Postface de l’auteur à l’ouvrage Politique et crime (1964):

Vous venez de lire neuf essais cherchant à faire un peu de lumière sur certains rapports en raison desquels nous pouvons tous mourir, mais dont personne n’est responsable: le rapport entre la politique et le crime. Philosophe de l’Histoire, ethnologue, historien, juriste, sociologue et psychiatre, c’est tout cela qu’il faudrait être pour avoir quelque compétence en la matière – ‘tout cela’ et plus encore, car il faudrait être mieux qu’un ‘expert’.

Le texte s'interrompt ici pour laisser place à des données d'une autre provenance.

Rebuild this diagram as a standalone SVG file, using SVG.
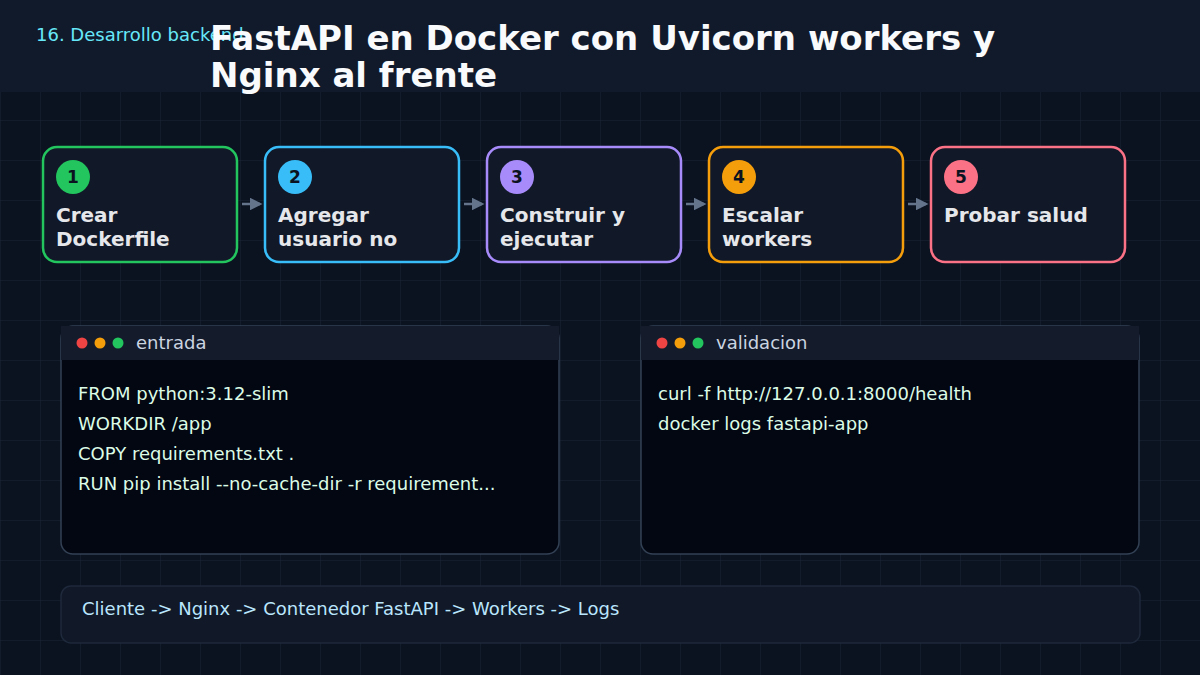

Je ne suis rien de ‘tout cela’. Pourtant je livre ces essais au public; car il est des questions que l’on ne peut écarter. Existe-t-il un meurtrier juste ? Sommes-nous tous des traîtres ? A quoi servent les secrets d’Etat ? Y a -t-il des pères du peuple qui sont des gangsters et des gangsters qui sont des entrepreneurs ? Le crime ordinaire est-il un souvenir, une relique ? 10 à 60 millions de morts sont-ils un ‘prix acceptable’ ? Quel est l’avenir d’Auschwitz ? Les amis des animaux et les bons pères de famille sont-ils capables de tout ? Existe-t-il encore des innocents ?

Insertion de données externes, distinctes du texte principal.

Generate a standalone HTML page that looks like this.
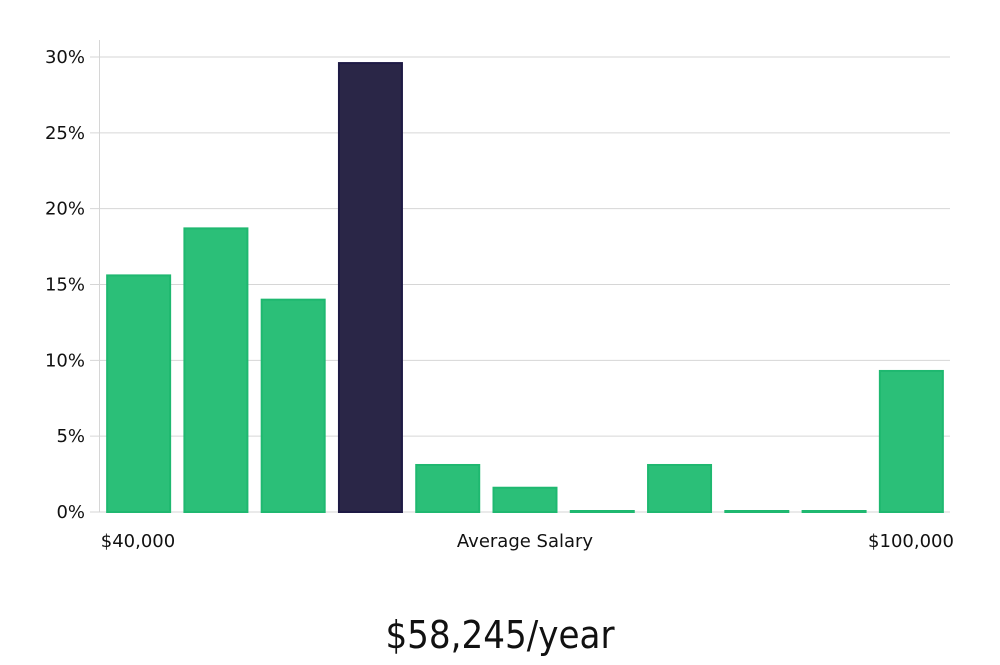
<!DOCTYPE html>
<html><head><meta charset="utf-8"><style>
body{margin:0;background:#fff;width:1000px;height:660px;overflow:hidden}
svg text{font-family:"DejaVu Sans","Liberation Sans",sans-serif;fill:#111}
</style></head><body>
<svg id="chart" width="1000" height="660">
<g id="grid"></g><g id="bars"></g><g id="axes"></g>
<text x="138" y="547" font-size="18" text-anchor="middle">$40,000</text>
<text x="525" y="547" font-size="18" text-anchor="middle">Average Salary</text>
<text x="911" y="547" font-size="18" text-anchor="middle">$100,000</text>
<text x="500" y="648" font-size="38" text-anchor="middle" style="font-family:'Liberation Sans Narrow','DejaVu Sans Condensed',sans-serif;font-weight:300">$58,245/year</text>
</svg>
<script>
const categories=["b1","b2","b3","b4","b5","b6","b7","b8","b9","b10","b11"];
const values=[15.6,18.7,14.0,29.6,3.1,1.6,0,3.1,0,0,9.3];
const highlight=[false,false,false,true,false,false,false,false,false,false,false];
const ticks=[0,5,10,15,20,25,30];
const ns="http://www.w3.org/2000/svg";
const L=100,R=950,Y0=512,Y30=57;
const y=v=>Y0-(v/30)*(Y0-Y30);
const slot=(R-L)/categories.length;
const x=i=>L+i*slot;
function mk(t,a,p){const e=document.createElementNS(ns,t);for(const k in a)e.setAttribute(k,a[k]);p.appendChild(e);return e;}
const grid=document.getElementById('grid'),bars=document.getElementById('bars'),axes=document.getElementById('axes');
ticks.forEach(t=>{
 const g=mk('line',{x1:90,x2:R,y1:y(t),y2:y(t),stroke:'#d6d6d6','stroke-width':1},grid);
 
 
 const tx=mk('text',{x:85,y:y(t)+6,'font-size':18,'text-anchor':'end'},axes);
 tx.textContent=t+'%';
 
 
});
const ax=mk('line',{x1:99.5,x2:99.5,y1:40,y2:Y0,stroke:'#d6d6d6','stroke-width':1},axes);


values.forEach((v,i)=>{
 const bw=63,bx=x(i)+(slot-bw)/2;
 const h=Math.max(Y0-y(v),1);
 const r=mk('rect',{x:bx,y:Y0-h,width:bw,height:h,fill:highlight[i]?'#2a2647':'#2bbf78',stroke:highlight[i]?'#1e1a45':'#1fb870','stroke-width':2},bars);
 
 
});
</script>
</body></html>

Quiconque pose des questions est obligé de raconter d’anciennes histoires. Peut-être la rétrospective nous ouvrira-t-elle les yeux sur un avenir que l’on pourrait encore éviter. Ce qui est connu semble étrange et dangereux et, du coup, ce qui paraît éloigné se rapproche: le Palais d’Hiver des tsars, une île sucrière des tropiques, le Chicago des années vingt. Terrain vague entre le roman-feuilleton et la philosophie. Le détail est vérifiable, l’hypothèse est la légitime défense d’une façon de penser – que l’on a pas exprimée mais que l’on cherche à rendre compréhensible sur ce qui nous attend depuis vingt ans: le crime palpable est devenu abstrait et le crime abstrait est devenu palpable.

Ce livre ne peut avoir de raison. Ses réponses sont provisoires, ce sont des réponses déguisées. Il reste à souhaiter que d’autres réussiront mieux dans cette tâche.

Hans Magnus Enzensberger, Chicago- Ballade, Allia, page 92.

Chicago-Ballade est un des neuf essais de Politique et crime, récemment publié à part aux éditions Allia, passées maîtresses en fripes, pressing et recyclage du travail précédemment bien fait.